[Given problem]: Exactly the lines from the one with "Convert this chart to React, TypeScript" through the one with "const valueTicks = [0, 20, 40, 60, 80, 100];" should be returned, both ends included and nothing else. Omit any pictures.
+++ Provided records
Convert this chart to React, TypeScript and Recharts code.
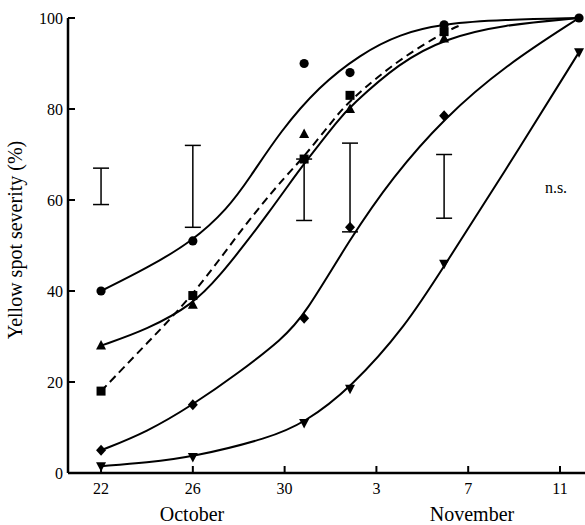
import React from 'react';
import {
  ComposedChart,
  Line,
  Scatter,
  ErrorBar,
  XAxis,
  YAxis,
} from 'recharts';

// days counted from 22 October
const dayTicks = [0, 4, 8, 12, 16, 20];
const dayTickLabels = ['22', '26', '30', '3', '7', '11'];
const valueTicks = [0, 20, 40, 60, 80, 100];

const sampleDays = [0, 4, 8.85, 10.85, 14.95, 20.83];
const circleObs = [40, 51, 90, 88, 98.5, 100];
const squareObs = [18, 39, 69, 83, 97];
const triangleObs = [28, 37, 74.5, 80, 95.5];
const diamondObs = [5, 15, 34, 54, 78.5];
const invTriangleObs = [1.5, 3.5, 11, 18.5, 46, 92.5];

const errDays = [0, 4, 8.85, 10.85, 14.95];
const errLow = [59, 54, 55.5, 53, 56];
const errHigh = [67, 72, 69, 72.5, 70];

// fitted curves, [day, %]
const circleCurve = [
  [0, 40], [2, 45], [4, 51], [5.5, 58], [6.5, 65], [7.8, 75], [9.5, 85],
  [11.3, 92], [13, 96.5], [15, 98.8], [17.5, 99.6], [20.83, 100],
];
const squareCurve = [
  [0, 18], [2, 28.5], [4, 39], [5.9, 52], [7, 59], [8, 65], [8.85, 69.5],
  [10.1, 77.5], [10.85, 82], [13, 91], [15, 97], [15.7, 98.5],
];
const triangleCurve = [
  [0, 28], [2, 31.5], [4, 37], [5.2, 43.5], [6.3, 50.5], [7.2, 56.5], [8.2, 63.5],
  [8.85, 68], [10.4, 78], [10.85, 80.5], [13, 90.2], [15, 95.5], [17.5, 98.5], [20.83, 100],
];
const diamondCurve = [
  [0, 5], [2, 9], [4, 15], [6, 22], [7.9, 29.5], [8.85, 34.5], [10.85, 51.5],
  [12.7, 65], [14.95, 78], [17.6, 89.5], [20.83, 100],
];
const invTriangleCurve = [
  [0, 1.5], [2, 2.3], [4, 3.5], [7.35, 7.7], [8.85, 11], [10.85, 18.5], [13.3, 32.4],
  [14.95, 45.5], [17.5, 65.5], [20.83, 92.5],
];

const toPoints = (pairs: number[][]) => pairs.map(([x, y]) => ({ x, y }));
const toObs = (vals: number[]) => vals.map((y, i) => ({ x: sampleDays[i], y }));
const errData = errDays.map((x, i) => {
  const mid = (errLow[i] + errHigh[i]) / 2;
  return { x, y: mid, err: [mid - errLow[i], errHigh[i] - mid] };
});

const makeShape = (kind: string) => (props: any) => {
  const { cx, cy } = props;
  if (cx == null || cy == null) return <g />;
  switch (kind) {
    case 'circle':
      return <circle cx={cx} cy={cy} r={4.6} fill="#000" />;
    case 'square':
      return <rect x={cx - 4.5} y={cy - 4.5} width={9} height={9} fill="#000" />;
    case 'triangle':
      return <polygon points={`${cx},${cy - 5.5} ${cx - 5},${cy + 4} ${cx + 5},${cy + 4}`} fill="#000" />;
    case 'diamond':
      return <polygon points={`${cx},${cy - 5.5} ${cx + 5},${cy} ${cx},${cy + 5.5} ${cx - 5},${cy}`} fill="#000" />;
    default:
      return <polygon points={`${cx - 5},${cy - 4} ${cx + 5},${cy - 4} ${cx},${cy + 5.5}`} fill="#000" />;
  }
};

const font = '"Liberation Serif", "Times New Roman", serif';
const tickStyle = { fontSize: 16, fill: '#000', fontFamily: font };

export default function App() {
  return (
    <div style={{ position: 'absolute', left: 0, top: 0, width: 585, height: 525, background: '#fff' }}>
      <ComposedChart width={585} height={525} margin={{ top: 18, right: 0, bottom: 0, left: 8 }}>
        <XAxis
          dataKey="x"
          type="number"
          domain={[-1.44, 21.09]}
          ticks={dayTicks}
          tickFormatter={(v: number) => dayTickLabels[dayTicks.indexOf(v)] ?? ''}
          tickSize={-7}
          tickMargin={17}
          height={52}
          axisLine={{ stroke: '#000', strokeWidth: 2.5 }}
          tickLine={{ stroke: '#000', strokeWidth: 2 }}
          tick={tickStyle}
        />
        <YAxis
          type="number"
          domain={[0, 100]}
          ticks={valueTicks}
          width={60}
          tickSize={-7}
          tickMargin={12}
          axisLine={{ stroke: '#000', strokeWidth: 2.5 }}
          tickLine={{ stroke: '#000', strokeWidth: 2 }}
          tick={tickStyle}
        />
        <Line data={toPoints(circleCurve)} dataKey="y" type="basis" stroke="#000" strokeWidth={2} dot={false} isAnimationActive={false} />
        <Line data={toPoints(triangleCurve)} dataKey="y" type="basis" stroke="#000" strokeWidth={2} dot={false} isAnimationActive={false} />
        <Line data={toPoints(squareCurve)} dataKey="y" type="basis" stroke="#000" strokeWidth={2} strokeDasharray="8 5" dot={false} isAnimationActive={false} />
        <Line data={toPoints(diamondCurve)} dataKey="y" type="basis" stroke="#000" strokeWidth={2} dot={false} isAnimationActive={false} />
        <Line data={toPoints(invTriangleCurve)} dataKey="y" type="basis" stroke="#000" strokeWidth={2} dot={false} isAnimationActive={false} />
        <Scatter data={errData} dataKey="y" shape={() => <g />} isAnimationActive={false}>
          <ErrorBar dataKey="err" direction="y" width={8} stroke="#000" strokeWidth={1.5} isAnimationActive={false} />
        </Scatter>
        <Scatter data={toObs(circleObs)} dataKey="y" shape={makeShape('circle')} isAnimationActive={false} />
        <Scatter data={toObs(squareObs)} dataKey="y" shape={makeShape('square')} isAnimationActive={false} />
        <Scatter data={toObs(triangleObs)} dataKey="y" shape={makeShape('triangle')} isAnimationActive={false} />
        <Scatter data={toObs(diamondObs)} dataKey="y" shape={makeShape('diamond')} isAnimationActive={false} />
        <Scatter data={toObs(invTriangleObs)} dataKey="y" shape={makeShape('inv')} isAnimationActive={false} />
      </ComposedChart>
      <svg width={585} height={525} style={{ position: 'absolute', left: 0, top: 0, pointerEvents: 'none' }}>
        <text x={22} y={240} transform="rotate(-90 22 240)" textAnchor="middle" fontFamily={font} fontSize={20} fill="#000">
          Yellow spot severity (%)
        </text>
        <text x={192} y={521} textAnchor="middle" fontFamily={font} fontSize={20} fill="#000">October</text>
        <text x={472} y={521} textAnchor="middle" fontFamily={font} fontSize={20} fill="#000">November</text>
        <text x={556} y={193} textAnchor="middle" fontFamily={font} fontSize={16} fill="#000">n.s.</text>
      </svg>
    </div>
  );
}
++++++
+++ Provided records
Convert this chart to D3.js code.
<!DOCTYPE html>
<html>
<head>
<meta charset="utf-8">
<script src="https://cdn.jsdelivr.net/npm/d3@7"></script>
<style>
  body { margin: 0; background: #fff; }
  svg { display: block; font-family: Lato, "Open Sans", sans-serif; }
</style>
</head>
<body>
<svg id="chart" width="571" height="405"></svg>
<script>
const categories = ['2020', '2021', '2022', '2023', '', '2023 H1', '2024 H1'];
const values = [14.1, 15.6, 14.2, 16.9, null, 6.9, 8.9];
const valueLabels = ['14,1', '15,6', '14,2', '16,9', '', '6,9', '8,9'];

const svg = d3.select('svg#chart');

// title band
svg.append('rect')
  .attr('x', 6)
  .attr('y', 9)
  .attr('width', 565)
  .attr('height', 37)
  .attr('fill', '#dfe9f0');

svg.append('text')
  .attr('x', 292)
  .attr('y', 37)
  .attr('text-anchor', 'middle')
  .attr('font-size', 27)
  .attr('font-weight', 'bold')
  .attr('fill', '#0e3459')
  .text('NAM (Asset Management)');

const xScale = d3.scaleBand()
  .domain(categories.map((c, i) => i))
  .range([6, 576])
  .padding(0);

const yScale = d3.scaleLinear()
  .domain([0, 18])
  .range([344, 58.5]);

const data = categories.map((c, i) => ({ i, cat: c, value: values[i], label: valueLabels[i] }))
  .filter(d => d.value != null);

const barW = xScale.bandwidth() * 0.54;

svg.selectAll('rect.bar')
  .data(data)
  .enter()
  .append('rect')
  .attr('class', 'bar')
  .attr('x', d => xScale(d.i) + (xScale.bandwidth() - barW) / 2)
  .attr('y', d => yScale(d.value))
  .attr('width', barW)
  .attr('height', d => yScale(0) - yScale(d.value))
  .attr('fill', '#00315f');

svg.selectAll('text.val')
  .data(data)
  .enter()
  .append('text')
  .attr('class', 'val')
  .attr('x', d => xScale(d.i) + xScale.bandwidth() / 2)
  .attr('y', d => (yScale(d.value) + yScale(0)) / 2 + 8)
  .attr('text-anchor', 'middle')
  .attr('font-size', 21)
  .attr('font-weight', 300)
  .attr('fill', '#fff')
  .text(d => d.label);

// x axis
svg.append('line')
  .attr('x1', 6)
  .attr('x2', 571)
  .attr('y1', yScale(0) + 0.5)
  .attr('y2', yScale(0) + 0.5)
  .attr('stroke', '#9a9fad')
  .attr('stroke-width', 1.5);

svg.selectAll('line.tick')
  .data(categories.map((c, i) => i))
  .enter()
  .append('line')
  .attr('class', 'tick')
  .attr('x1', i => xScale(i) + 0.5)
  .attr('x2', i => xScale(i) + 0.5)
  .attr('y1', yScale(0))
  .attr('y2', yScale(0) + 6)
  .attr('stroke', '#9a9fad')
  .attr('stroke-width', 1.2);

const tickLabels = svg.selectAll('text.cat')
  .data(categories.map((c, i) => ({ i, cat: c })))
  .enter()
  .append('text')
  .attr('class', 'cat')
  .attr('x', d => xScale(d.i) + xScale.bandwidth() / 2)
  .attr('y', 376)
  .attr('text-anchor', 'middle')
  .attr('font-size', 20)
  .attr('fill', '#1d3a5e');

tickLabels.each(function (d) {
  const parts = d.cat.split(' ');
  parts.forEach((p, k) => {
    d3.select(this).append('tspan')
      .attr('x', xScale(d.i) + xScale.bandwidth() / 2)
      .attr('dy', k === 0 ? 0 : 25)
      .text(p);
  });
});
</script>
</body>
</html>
++++++
+++ Provided records
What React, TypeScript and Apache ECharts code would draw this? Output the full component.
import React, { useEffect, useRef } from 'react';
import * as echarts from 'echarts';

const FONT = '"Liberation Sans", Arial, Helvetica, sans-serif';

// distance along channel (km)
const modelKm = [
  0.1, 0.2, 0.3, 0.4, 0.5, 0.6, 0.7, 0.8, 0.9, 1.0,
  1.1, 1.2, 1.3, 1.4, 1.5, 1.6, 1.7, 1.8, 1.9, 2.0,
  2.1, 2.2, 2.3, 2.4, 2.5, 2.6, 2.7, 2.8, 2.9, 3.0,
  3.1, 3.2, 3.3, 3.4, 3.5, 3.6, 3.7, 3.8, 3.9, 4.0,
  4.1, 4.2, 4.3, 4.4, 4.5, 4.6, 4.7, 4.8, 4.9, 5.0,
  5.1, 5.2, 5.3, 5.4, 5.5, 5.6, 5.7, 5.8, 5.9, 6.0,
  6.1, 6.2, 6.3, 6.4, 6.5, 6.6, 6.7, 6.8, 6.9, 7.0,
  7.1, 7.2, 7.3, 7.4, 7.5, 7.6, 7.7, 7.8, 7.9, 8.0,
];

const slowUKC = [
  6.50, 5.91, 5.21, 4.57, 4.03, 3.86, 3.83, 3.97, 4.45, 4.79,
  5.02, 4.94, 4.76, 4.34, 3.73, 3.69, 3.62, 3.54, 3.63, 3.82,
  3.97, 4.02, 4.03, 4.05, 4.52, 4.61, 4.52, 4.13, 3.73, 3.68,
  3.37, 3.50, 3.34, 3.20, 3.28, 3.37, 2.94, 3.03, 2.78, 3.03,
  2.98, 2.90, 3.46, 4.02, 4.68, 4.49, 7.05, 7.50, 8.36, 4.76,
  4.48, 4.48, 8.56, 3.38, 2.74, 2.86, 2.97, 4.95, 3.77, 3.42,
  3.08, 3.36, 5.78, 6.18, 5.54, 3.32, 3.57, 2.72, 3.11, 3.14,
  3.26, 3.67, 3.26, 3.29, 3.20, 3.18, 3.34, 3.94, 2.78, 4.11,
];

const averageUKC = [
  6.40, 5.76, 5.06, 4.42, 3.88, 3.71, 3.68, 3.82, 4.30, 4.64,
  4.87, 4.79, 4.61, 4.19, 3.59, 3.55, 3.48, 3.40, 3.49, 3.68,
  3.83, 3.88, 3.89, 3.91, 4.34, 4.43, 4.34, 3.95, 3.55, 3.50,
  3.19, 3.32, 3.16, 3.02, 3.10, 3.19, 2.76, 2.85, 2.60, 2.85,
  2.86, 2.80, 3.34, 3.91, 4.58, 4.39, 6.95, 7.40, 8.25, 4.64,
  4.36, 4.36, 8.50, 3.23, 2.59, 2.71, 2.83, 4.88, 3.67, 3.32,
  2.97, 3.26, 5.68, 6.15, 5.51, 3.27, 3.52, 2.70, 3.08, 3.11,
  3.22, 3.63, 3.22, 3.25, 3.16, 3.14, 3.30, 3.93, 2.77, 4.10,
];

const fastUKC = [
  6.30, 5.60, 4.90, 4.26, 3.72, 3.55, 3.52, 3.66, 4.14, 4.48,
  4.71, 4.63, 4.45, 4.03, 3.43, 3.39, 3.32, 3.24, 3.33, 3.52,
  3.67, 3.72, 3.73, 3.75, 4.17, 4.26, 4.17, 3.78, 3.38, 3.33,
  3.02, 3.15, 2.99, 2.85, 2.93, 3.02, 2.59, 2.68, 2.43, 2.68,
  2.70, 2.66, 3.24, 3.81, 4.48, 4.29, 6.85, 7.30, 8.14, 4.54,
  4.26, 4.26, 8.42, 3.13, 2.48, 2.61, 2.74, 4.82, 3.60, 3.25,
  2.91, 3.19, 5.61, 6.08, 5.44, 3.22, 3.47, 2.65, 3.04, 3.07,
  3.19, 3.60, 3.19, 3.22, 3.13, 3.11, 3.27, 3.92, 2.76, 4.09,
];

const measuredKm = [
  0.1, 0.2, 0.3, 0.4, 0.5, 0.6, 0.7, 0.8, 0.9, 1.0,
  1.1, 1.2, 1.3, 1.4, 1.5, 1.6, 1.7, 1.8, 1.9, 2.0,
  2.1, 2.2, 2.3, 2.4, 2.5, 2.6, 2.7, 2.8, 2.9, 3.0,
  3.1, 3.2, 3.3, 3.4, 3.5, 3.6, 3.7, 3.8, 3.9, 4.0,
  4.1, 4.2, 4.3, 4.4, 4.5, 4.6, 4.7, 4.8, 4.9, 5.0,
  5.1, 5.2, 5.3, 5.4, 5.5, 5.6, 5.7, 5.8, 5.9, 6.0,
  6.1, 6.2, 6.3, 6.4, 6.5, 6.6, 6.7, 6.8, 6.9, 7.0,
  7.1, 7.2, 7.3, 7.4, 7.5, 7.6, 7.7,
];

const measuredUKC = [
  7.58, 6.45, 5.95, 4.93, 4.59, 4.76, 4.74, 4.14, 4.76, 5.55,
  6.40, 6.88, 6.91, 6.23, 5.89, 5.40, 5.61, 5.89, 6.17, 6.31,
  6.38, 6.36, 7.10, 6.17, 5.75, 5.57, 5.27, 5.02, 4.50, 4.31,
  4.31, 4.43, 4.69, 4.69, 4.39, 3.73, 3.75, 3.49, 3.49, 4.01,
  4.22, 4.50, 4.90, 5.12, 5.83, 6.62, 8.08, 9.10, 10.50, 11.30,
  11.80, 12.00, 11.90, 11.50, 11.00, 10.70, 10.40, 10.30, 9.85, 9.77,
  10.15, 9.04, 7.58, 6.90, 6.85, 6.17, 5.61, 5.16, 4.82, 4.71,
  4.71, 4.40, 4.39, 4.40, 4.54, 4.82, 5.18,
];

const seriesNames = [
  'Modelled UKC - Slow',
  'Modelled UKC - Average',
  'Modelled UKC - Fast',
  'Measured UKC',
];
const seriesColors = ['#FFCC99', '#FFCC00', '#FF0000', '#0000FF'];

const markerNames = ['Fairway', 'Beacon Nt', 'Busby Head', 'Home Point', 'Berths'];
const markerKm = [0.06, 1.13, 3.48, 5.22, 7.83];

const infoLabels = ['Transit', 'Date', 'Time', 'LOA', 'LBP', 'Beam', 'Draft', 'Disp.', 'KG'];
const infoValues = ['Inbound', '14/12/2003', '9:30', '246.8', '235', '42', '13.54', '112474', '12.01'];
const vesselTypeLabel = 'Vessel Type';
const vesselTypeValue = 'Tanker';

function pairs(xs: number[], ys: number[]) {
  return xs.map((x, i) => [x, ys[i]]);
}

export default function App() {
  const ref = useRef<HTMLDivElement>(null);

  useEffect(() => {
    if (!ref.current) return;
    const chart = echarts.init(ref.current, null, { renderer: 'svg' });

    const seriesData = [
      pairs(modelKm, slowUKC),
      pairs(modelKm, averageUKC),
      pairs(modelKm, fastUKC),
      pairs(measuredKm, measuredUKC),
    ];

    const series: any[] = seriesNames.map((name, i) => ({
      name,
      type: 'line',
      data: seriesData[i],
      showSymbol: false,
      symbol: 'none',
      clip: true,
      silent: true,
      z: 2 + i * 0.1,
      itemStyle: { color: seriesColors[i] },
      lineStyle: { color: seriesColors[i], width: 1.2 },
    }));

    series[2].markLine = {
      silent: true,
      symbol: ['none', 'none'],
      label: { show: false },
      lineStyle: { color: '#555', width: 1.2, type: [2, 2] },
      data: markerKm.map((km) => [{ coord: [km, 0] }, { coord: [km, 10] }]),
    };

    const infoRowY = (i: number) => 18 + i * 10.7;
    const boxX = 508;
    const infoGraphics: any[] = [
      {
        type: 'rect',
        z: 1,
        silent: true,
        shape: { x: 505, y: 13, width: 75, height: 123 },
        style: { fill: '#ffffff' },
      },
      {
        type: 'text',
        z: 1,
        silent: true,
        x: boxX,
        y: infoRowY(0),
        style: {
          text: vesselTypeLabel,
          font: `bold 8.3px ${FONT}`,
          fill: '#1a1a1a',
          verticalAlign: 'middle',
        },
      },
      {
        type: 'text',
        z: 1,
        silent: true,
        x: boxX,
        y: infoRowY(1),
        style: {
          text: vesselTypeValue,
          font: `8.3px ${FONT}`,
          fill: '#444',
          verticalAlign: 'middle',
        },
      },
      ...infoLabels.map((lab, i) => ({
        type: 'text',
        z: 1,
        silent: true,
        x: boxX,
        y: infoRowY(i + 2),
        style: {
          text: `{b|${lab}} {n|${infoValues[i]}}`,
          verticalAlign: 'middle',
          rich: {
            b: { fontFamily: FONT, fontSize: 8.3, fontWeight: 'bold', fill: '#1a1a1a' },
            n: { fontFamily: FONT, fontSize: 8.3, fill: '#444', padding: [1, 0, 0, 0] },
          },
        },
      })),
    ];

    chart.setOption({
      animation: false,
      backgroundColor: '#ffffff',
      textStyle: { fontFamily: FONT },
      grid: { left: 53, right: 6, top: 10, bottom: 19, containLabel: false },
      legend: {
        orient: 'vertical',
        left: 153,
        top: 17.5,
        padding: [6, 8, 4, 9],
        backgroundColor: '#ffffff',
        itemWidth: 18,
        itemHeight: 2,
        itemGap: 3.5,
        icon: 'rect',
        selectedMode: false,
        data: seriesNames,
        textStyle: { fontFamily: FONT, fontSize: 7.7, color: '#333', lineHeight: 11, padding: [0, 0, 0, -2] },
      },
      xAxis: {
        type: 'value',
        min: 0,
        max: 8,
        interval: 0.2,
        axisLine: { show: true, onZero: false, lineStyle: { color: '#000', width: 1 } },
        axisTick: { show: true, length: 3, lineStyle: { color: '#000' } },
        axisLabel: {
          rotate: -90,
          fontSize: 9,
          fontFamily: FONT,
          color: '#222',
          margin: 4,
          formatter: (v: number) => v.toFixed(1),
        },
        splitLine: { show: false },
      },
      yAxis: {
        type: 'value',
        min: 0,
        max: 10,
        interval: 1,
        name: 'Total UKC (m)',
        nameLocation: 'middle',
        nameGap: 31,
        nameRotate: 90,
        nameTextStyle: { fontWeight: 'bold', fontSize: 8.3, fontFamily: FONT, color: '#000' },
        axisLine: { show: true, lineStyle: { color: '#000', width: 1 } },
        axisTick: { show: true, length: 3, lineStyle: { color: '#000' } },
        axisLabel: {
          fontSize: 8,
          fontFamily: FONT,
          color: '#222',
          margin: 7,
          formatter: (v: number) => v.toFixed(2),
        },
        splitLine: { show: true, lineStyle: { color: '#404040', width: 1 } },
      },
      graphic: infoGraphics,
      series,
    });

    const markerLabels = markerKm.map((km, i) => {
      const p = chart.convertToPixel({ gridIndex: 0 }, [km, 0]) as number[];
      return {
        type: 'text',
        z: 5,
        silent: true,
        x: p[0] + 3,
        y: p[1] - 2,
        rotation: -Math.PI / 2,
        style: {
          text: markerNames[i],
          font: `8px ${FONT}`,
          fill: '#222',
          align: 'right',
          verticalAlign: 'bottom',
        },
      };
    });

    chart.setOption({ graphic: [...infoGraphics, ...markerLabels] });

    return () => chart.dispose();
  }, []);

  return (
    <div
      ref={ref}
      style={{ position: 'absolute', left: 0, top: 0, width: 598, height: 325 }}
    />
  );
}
++++++
[Task solution]:
Convert this chart to React, TypeScript and Recharts code.
import React from 'react';
import {
  ComposedChart,
  Line,
  Scatter,
  ErrorBar,
  XAxis,
  YAxis,
} from 'recharts';

// days counted from 22 October
const dayTicks = [0, 4, 8, 12, 16, 20];
const dayTickLabels = ['22', '26', '30', '3', '7', '11'];
const valueTicks = [0, 20, 40, 60, 80, 100];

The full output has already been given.